● **What the task requires**
Leave out the pictures and retype only the lines from the opening line to the line that holds "const allSeries = [muyBajo, bajo, medioBajo, claseMedia];", both ends included.

● **Supplied information**

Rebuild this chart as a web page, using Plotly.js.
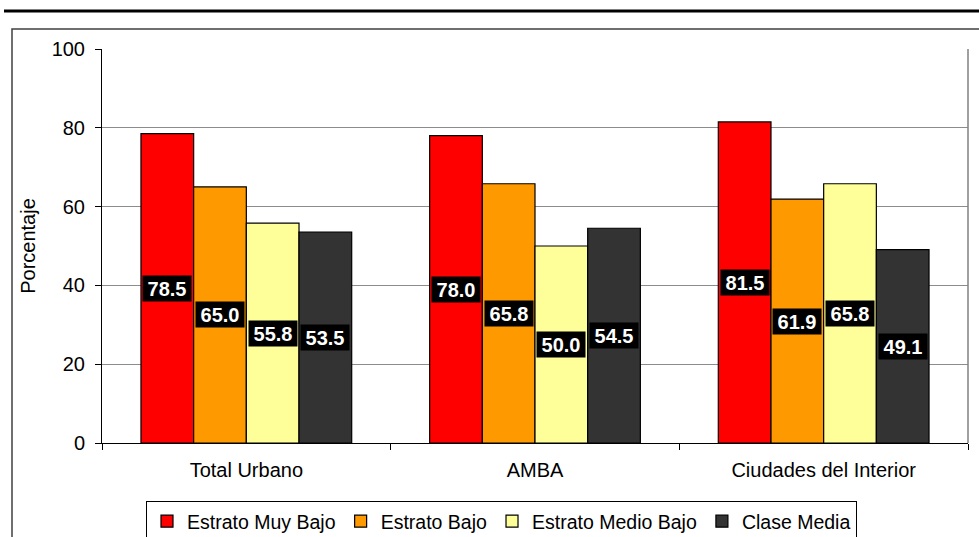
<!DOCTYPE html>
<html><head><meta charset="utf-8">
<script src="https://cdn.plot.ly/plotly-3.0.1.min.js"></script>
<style>html,body{margin:0;padding:0;background:#fff}#c{width:979px;height:537px}</style>
</head><body><div id="c"></div>
<script>
const categories = ["Total Urbano", "AMBA", "Ciudades del Interior"];
const seriesNames = ["Estrato Muy Bajo", "Estrato Bajo", "Estrato Medio Bajo", "Clase Media"];
const muyBajo = [78.5, 78.0, 81.5];
const bajo = [65.0, 65.8, 61.9];
const medioBajo = [55.8, 50.0, 65.8];
const claseMedia = [53.5, 54.5, 49.1];
const colors = ["#FF0000", "#FF9900", "#FFFF99", "#333333"];
const allSeries = [muyBajo, bajo, medioBajo, claseMedia];

const W = 979, H = 537;
const mL = 102, mR = 11, mT = 49, mB = 94;
const pw = W - mL - mR, ph = H - mT - mB;
const bargap = 0.27;
const catPx = pw / categories.length;
const barPx = catPx * (1 - bargap) / allSeries.length;
const FONT = "Liberation Sans, Arial, sans-serif";

const traces = allSeries.map((vals, j) => ({
  type: "bar", name: seriesNames[j], x: categories, y: vals,
  marker: {color: colors[j], line: {color: "#000", width: 1.2}},
  hoverinfo: "none"
}));

const annotations = [];
allSeries.forEach((vals, j) => {
  vals.forEach((v, i) => {
    annotations.push({
      x: categories[i], y: v / 2, xref: "x", yref: "y",
      xshift: (j - (allSeries.length - 1) / 2) * barPx,
      text: "<b>" + v.toFixed(1) + "</b>", showarrow: false,
      font: {family: FONT, size: 20, color: "#fff"},
      bgcolor: "#000", borderpad: 1, width: 46, height: 23
    });
  });
});

const px2x = p => (p - mL) / pw;
const px2y = p => 1 - (p - mT) / ph;

const shapes = [
  {type: "line", xref: "paper", yref: "paper", x0: px2x(4), x1: px2x(985), y0: px2y(11), y1: px2y(11), line: {color: "#000", width: 3}},
  {type: "rect", xref: "paper", yref: "paper", x0: px2x(12), x1: px2x(990), y0: px2y(29), y1: px2y(560), line: {color: "#404040", width: 1.5}},
  {type: "line", xref: "paper", yref: "paper", x0: 1, x1: 1, y0: 0, y1: 1, line: {color: "#808080", width: 1.5}}
];

const layout = {
  width: W, height: H,
  margin: {l: mL, r: mR, t: mT, b: mB},
  paper_bgcolor: "#fff", plot_bgcolor: "#fff",
  font: {family: FONT, size: 20, color: "#000"},
  barmode: "group", bargap: bargap, bargroupgap: 0,
  showlegend: true,
  legend: {
    orientation: "h", xref: "container", yref: "container",
    x: 146 / W, xanchor: "left", y: 1 - 501 / H, yanchor: "top",
    bordercolor: "#000", borderwidth: 1, bgcolor: "#fff",
    font: {family: FONT, size: 19.5}, itemwidth: 30, traceorder: "normal"
  },
  xaxis: {
    type: "category", showline: true, linecolor: "#000", linewidth: 1,
    ticks: "outside", tickson: "boundaries", ticklen: 6, tickcolor: "#000",
    showgrid: false, tickfont: {size: 20}, automargin: false, ticklabelstandoff: 9
  },
  yaxis: {
    range: [0, 100], dtick: 20, showline: true, linecolor: "#000", linewidth: 1,
    ticks: "outside", ticklen: 6, tickcolor: "#000",
    showgrid: true, gridcolor: "#8c8c8c", gridwidth: 1, zeroline: false,
    tickfont: {size: 20}, automargin: false, ticklabelstandoff: 6,
    title: {text: "Porcentaje", font: {size: 20}, standoff: 10}
  },
  shapes: shapes, annotations: annotations
};

Plotly.newPlot("c", traces, layout, {displayModeBar: false, staticPlot: true});
</script></body></html>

● **Written solution**
Rebuild this chart as a web page, using Plotly.js.
<!DOCTYPE html>
<html><head><meta charset="utf-8">
<script src="https://cdn.plot.ly/plotly-3.0.1.min.js"></script>
<style>html,body{margin:0;padding:0;background:#fff}#c{width:979px;height:537px}</style>
</head><body><div id="c"></div>
<script>
const categories = ["Total Urbano", "AMBA", "Ciudades del Interior"];
const seriesNames = ["Estrato Muy Bajo", "Estrato Bajo", "Estrato Medio Bajo", "Clase Media"];
const muyBajo = [78.5, 78.0, 81.5];
const bajo = [65.0, 65.8, 61.9];
const medioBajo = [55.8, 50.0, 65.8];
const claseMedia = [53.5, 54.5, 49.1];
const colors = ["#FF0000", "#FF9900", "#FFFF99", "#333333"];
const allSeries = [muyBajo, bajo, medioBajo, claseMedia];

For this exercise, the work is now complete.